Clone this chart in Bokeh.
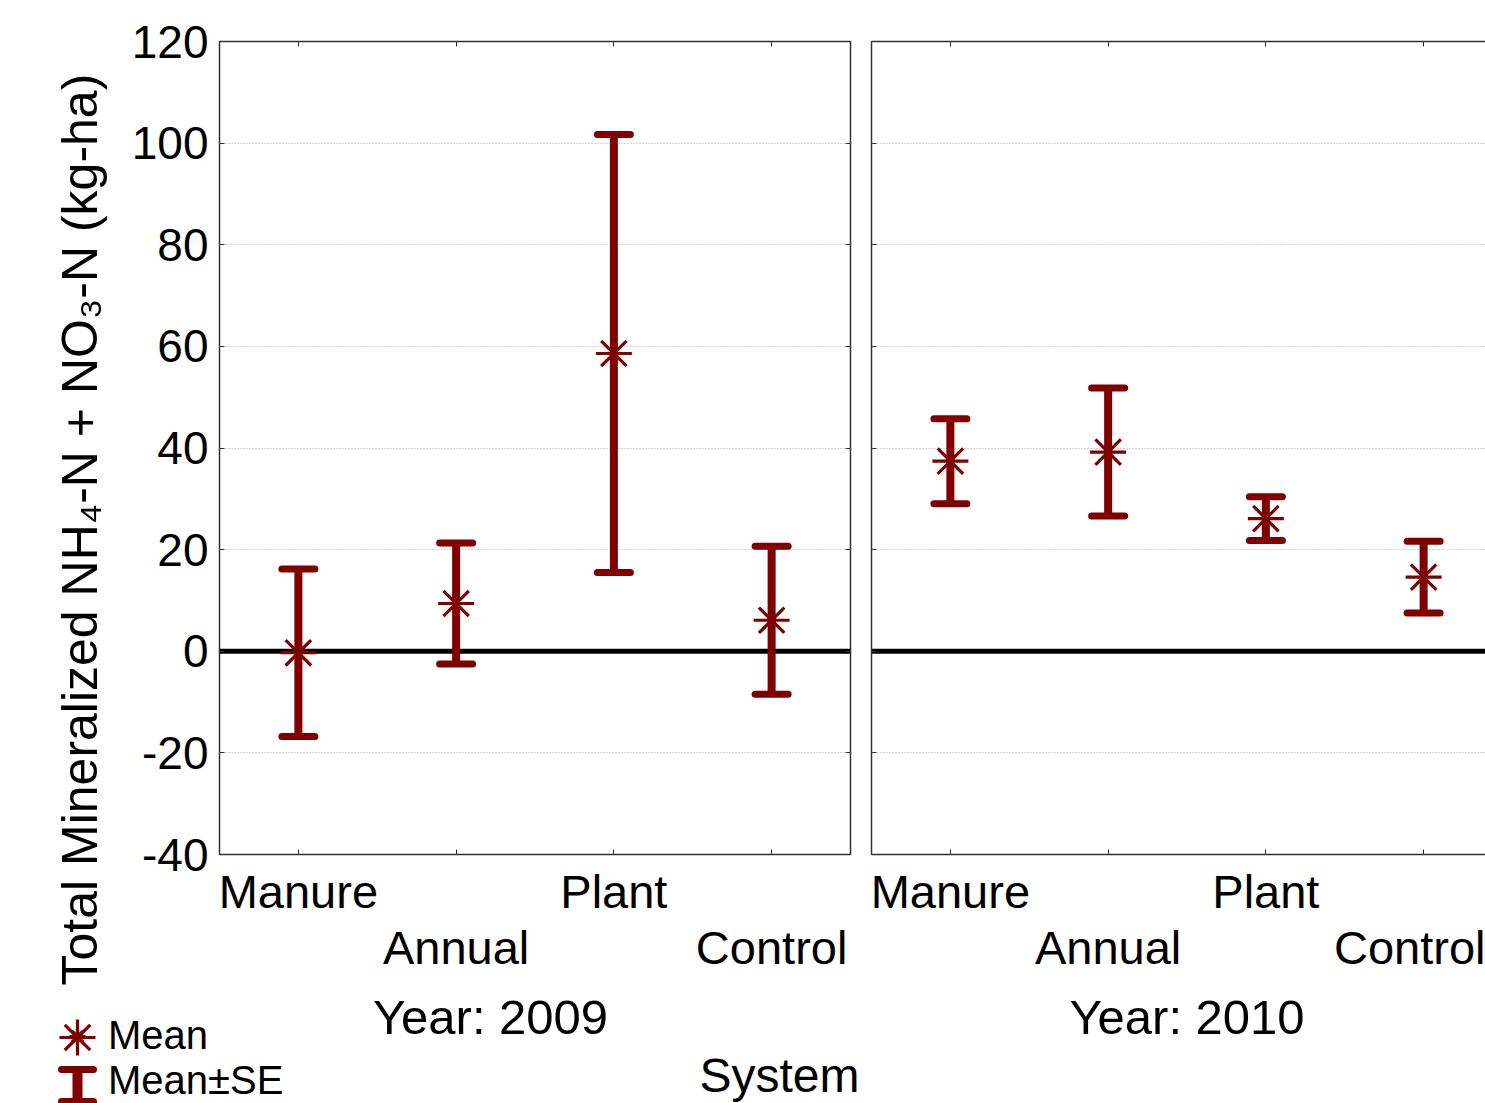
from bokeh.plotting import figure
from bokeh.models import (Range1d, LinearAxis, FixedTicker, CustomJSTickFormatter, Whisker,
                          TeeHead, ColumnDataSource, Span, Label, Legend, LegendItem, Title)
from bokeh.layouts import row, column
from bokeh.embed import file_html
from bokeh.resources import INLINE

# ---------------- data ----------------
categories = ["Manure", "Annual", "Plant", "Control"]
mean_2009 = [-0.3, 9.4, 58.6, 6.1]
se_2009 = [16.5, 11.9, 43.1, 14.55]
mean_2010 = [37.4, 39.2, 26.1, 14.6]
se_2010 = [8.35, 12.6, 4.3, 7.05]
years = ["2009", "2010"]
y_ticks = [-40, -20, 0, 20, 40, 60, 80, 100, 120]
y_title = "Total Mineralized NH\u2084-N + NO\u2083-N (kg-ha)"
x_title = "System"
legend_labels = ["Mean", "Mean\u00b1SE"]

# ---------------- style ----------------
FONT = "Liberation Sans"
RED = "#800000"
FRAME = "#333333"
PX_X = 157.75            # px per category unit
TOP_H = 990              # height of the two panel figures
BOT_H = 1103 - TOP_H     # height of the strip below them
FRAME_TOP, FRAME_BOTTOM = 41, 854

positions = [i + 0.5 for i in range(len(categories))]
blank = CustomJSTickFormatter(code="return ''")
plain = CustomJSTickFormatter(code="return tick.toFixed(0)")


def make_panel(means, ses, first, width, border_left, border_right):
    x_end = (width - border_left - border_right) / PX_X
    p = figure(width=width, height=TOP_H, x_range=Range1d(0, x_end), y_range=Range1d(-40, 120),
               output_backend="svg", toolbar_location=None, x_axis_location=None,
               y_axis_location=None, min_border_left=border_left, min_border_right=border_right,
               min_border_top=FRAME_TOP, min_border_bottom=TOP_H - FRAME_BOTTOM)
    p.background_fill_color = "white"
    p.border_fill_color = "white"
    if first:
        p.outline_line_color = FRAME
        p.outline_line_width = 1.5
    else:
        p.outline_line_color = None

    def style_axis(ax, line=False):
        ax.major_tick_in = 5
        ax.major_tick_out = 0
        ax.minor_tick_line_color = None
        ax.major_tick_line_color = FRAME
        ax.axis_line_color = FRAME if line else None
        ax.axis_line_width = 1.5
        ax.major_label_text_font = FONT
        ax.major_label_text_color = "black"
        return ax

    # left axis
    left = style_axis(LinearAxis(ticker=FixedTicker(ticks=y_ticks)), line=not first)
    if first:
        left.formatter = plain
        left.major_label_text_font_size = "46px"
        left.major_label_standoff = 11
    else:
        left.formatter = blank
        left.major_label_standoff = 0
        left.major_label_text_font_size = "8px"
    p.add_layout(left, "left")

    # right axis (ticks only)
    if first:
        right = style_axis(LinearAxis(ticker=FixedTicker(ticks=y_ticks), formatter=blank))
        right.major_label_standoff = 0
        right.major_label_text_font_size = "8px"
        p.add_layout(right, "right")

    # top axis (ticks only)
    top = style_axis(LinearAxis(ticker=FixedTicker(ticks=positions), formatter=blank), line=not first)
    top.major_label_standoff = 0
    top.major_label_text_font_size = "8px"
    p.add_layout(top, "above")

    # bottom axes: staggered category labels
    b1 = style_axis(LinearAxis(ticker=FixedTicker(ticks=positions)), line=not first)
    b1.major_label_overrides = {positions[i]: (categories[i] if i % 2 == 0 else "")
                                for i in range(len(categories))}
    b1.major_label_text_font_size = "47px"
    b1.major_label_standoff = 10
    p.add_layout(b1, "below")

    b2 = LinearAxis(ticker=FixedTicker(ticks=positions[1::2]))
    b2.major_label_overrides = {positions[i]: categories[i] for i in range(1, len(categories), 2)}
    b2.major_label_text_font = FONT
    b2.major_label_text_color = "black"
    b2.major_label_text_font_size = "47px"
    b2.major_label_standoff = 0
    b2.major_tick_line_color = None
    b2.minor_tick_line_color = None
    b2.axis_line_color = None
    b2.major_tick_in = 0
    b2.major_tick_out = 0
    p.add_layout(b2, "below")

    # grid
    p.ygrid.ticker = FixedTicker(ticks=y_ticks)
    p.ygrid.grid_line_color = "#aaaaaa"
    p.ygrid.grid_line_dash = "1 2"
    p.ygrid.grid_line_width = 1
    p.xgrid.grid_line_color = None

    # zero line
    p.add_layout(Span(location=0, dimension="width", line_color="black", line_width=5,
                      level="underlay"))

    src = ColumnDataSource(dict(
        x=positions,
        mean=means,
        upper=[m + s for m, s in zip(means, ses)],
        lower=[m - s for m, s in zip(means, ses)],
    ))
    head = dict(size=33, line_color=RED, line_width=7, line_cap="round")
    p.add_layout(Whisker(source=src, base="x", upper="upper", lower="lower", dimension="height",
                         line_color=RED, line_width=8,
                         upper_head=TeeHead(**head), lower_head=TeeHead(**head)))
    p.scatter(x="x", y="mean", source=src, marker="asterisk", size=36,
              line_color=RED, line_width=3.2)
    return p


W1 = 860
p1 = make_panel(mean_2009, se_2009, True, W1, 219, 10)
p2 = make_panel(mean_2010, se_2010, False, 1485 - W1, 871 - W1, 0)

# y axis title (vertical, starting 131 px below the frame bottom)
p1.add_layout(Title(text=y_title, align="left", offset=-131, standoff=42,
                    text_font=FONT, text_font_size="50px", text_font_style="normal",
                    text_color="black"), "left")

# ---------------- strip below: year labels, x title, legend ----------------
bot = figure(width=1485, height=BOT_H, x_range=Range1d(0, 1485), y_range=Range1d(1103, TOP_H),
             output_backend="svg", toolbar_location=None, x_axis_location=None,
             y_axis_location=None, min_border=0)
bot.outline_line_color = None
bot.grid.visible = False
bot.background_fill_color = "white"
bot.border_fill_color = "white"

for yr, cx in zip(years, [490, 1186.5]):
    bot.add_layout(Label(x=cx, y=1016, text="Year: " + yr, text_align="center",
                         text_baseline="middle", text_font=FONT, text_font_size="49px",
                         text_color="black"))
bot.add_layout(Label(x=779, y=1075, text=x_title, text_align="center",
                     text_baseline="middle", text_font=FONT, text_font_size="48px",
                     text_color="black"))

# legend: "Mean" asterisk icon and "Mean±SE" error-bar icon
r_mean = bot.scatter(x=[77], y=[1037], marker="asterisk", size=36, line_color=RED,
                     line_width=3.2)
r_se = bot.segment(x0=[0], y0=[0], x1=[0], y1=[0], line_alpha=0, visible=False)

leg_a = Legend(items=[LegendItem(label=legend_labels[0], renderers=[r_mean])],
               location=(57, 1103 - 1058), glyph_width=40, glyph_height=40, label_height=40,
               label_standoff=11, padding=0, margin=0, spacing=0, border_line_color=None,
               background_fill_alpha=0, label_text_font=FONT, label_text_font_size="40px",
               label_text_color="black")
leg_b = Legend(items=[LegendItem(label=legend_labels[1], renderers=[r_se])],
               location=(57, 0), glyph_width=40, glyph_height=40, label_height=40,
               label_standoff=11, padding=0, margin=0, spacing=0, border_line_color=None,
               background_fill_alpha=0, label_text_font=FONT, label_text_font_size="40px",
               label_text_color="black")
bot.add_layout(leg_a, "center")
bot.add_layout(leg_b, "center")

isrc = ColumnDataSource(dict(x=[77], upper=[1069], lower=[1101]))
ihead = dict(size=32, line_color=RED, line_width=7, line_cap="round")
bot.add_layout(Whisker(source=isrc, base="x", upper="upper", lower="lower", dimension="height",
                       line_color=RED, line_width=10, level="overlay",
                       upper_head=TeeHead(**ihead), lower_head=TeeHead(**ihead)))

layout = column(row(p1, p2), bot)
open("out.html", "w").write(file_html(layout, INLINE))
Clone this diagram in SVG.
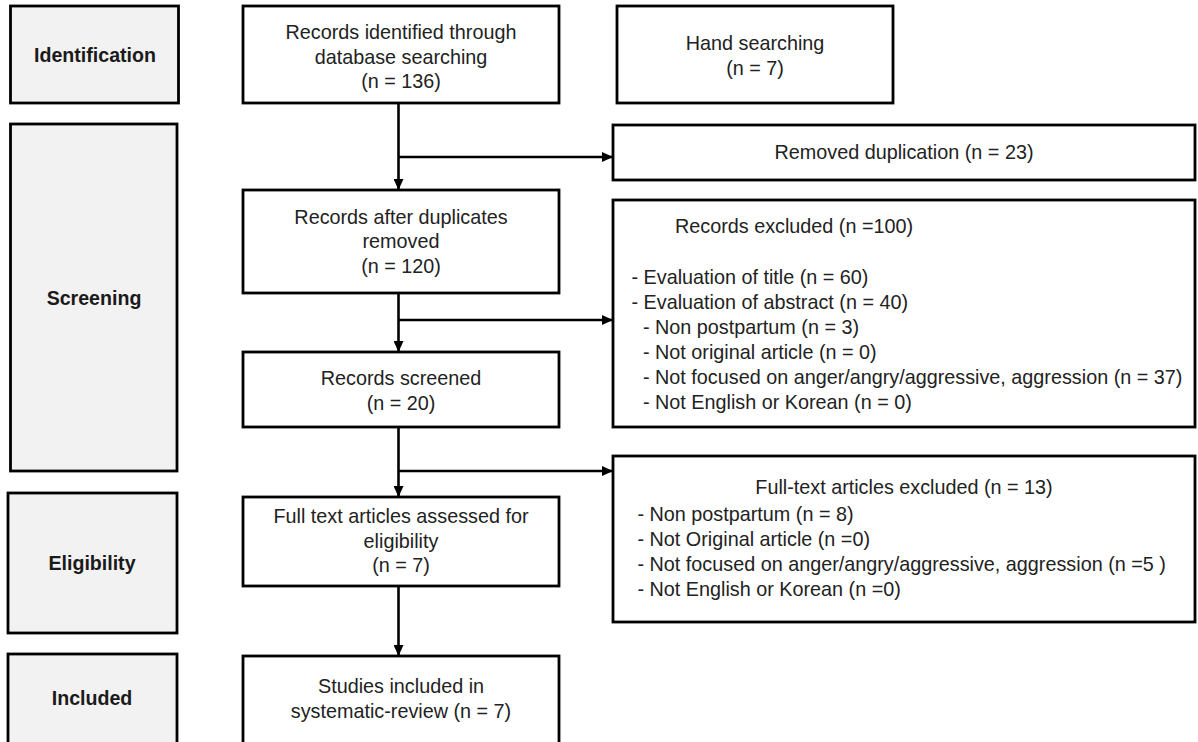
════════════════════
**REQUIREMENT**: Print the records above exactly as they stand, but leave out the pictures.

**EXERCISE SOLUTION**:
Clone this chart in Bokeh.
from bokeh.plotting import figure
from bokeh.models import (Range1d, LinearAxis, FixedTicker, CustomJSTickFormatter, Whisker,
                          TeeHead, ColumnDataSource, Span, Label, Legend, LegendItem, Title)
from bokeh.layouts import row, column
from bokeh.embed import file_html
from bokeh.resources import INLINE

# ---------------- data ----------------
categories = ["Manure", "Annual", "Plant", "Control"]
mean_2009 = [-0.3, 9.4, 58.6, 6.1]
se_2009 = [16.5, 11.9, 43.1, 14.55]
mean_2010 = [37.4, 39.2, 26.1, 14.6]
se_2010 = [8.35, 12.6, 4.3, 7.05]
years = ["2009", "2010"]
y_ticks = [-40, -20, 0, 20, 40, 60, 80, 100, 120]
y_title = "Total Mineralized NH\u2084-N + NO\u2083-N (kg-ha)"
x_title = "System"
legend_labels = ["Mean", "Mean\u00b1SE"]

# ---------------- style ----------------
FONT = "Liberation Sans"
RED = "#800000"
FRAME = "#333333"
PX_X = 157.75            # px per category unit
TOP_H = 990              # height of the two panel figures
BOT_H = 1103 - TOP_H     # height of the strip below them
FRAME_TOP, FRAME_BOTTOM = 41, 854

positions = [i + 0.5 for i in range(len(categories))]
blank = CustomJSTickFormatter(code="return ''")
plain = CustomJSTickFormatter(code="return tick.toFixed(0)")


def make_panel(means, ses, first, width, border_left, border_right):
    x_end = (width - border_left - border_right) / PX_X
    p = figure(width=width, height=TOP_H, x_range=Range1d(0, x_end), y_range=Range1d(-40, 120),
               output_backend="svg", toolbar_location=None, x_axis_location=None,
               y_axis_location=None, min_border_left=border_left, min_border_right=border_right,
               min_border_top=FRAME_TOP, min_border_bottom=TOP_H - FRAME_BOTTOM)
    p.background_fill_color = "white"
    p.border_fill_color = "white"
    if first:
        p.outline_line_color = FRAME
        p.outline_line_width = 1.5
    else:
        p.outline_line_color = None

    def style_axis(ax, line=False):
        ax.major_tick_in = 5
        ax.major_tick_out = 0
        ax.minor_tick_line_color = None
        ax.major_tick_line_color = FRAME
        ax.axis_line_color = FRAME if line else None
        ax.axis_line_width = 1.5
        ax.major_label_text_font = FONT
        ax.major_label_text_color = "black"
        return ax

    # left axis
    left = style_axis(LinearAxis(ticker=FixedTicker(ticks=y_ticks)), line=not first)
    if first:
        left.formatter = plain
        left.major_label_text_font_size = "46px"
        left.major_label_standoff = 11
    else:
        left.formatter = blank
        left.major_label_standoff = 0
        left.major_label_text_font_size = "8px"
    p.add_layout(left, "left")

    # right axis (ticks only)
    if first:
        right = style_axis(LinearAxis(ticker=FixedTicker(ticks=y_ticks), formatter=blank))
        right.major_label_standoff = 0
        right.major_label_text_font_size = "8px"
        p.add_layout(right, "right")

    # top axis (ticks only)
    top = style_axis(LinearAxis(ticker=FixedTicker(ticks=positions), formatter=blank), line=not first)
    top.major_label_standoff = 0
    top.major_label_text_font_size = "8px"
    p.add_layout(top, "above")

    # bottom axes: staggered category labels
    b1 = style_axis(LinearAxis(ticker=FixedTicker(ticks=positions)), line=not first)
    b1.major_label_overrides = {positions[i]: (categories[i] if i % 2 == 0 else "")
                                for i in range(len(categories))}
    b1.major_label_text_font_size = "47px"
    b1.major_label_standoff = 10
    p.add_layout(b1, "below")

    b2 = LinearAxis(ticker=FixedTicker(ticks=positions[1::2]))
    b2.major_label_overrides = {positions[i]: categories[i] for i in range(1, len(categories), 2)}
    b2.major_label_text_font = FONT
    b2.major_label_text_color = "black"
    b2.major_label_text_font_size = "47px"
    b2.major_label_standoff = 0
    b2.major_tick_line_color = None
    b2.minor_tick_line_color = None
    b2.axis_line_color = None
    b2.major_tick_in = 0
    b2.major_tick_out = 0
    p.add_layout(b2, "below")

    # grid
    p.ygrid.ticker = FixedTicker(ticks=y_ticks)
    p.ygrid.grid_line_color = "#aaaaaa"
    p.ygrid.grid_line_dash = "1 2"
    p.ygrid.grid_line_width = 1
    p.xgrid.grid_line_color = None

    # zero line
    p.add_layout(Span(location=0, dimension="width", line_color="black", line_width=5,
                      level="underlay"))

    src = ColumnDataSource(dict(
        x=positions,
        mean=means,
        upper=[m + s for m, s in zip(means, ses)],
        lower=[m - s for m, s in zip(means, ses)],
    ))
    head = dict(size=33, line_color=RED, line_width=7, line_cap="round")
    p.add_layout(Whisker(source=src, base="x", upper="upper", lower="lower", dimension="height",
                         line_color=RED, line_width=8,
                         upper_head=TeeHead(**head), lower_head=TeeHead(**head)))
    p.scatter(x="x", y="mean", source=src, marker="asterisk", size=36,
              line_color=RED, line_width=3.2)
    return p


W1 = 860
p1 = make_panel(mean_2009, se_2009, True, W1, 219, 10)
p2 = make_panel(mean_2010, se_2010, False, 1485 - W1, 871 - W1, 0)

# y axis title (vertical, starting 131 px below the frame bottom)
p1.add_layout(Title(text=y_title, align="left", offset=-131, standoff=42,
                    text_font=FONT, text_font_size="50px", text_font_style="normal",
                    text_color="black"), "left")

# ---------------- strip below: year labels, x title, legend ----------------
bot = figure(width=1485, height=BOT_H, x_range=Range1d(0, 1485), y_range=Range1d(1103, TOP_H),
             output_backend="svg", toolbar_location=None, x_axis_location=None,
             y_axis_location=None, min_border=0)
bot.outline_line_color = None
bot.grid.visible = False
bot.background_fill_color = "white"
bot.border_fill_color = "white"

for yr, cx in zip(years, [490, 1186.5]):
    bot.add_layout(Label(x=cx, y=1016, text="Year: " + yr, text_align="center",
                         text_baseline="middle", text_font=FONT, text_font_size="49px",
                         text_color="black"))
bot.add_layout(Label(x=779, y=1075, text=x_title, text_align="center",
                     text_baseline="middle", text_font=FONT, text_font_size="48px",
                     text_color="black"))

# legend: "Mean" asterisk icon and "Mean±SE" error-bar icon
r_mean = bot.scatter(x=[77], y=[1037], marker="asterisk", size=36, line_color=RED,
                     line_width=3.2)
r_se = bot.segment(x0=[0], y0=[0], x1=[0], y1=[0], line_alpha=0, visible=False)

leg_a = Legend(items=[LegendItem(label=legend_labels[0], renderers=[r_mean])],
               location=(57, 1103 - 1058), glyph_width=40, glyph_height=40, label_height=40,
               label_standoff=11, padding=0, margin=0, spacing=0, border_line_color=None,
               background_fill_alpha=0, label_text_font=FONT, label_text_font_size="40px",
               label_text_color="black")
leg_b = Legend(items=[LegendItem(label=legend_labels[1], renderers=[r_se])],
               location=(57, 0), glyph_width=40, glyph_height=40, label_height=40,
               label_standoff=11, padding=0, margin=0, spacing=0, border_line_color=None,
               background_fill_alpha=0, label_text_font=FONT, label_text_font_size="40px",
               label_text_color="black")
bot.add_layout(leg_a, "center")
bot.add_layout(leg_b, "center")

isrc = ColumnDataSource(dict(x=[77], upper=[1069], lower=[1101]))
ihead = dict(size=32, line_color=RED, line_width=7, line_cap="round")
bot.add_layout(Whisker(source=isrc, base="x", upper="upper", lower="lower", dimension="height",
                       line_color=RED, line_width=10, level="overlay",
                       upper_head=TeeHead(**ihead), lower_head=TeeHead(**ihead)))

layout = column(row(p1, p2), bot)
open("out.html", "w").write(file_html(layout, INLINE))
Clone this diagram in SVG.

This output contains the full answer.